Recordkeeping and How to Claim the Credit

Documentation is straightforward but important. Keep pay stubs or employer plan statements showing elective deferrals and statements showing IRA contributions. Your IRA custodian will typically issue Form 5498 after the tax year showing contributions received, and your employer plan statements show year‑to‑date deferrals.

To claim the credit, complete IRS Form 8880 and include it with your Form 1040 tax return (or attach it when e‑filing). Tax software automates the calculations, but double‑check inputs such as the amounts contributed and your filing status.

Common Mistakes and Audit Triggers to Avoid

Several pitfalls lead to denied credits or processing delays:

  • Claiming the credit for rollover or recontribution amounts that aren’t qualifying new contributions.
  • Failing to include employer or IRA statements when requested by the IRS in an audit or examination.
  • Assuming employer matching counts — it does not.
  • Filing separately without checking the impact on eligibility.

Good recordkeeping — copies of contribution forms, plan statements, and Form 5498 — reduces audit risk and smooths any IRS inquiries.

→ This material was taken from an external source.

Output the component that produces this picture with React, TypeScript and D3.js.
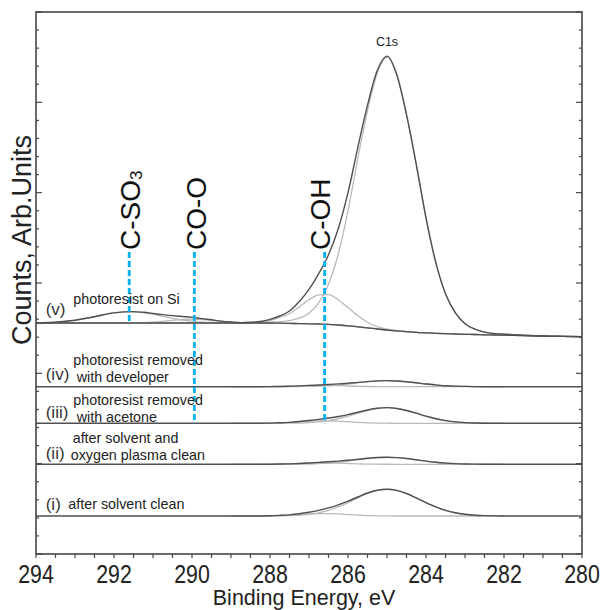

For many savers, the Savers Credit is a small but meaningful tax boost that rewards retirement behavior. Whether you’re a low‑income worker just building a nest egg or a middle‑income household trying to maximize combined tax benefits, understanding how the credit is calculated, how it interacts with deductions and filing choices, and simple timing moves can increase your after‑tax savings. If your situation is complex — for example, you have fluctuating income, participate in multiple retirement plans, or face AMT issues — consult a tax professional or reliable tax software to run scenarios. With a little planning, the Savers Credit can be another tool to lower taxes while building long‑term financial security.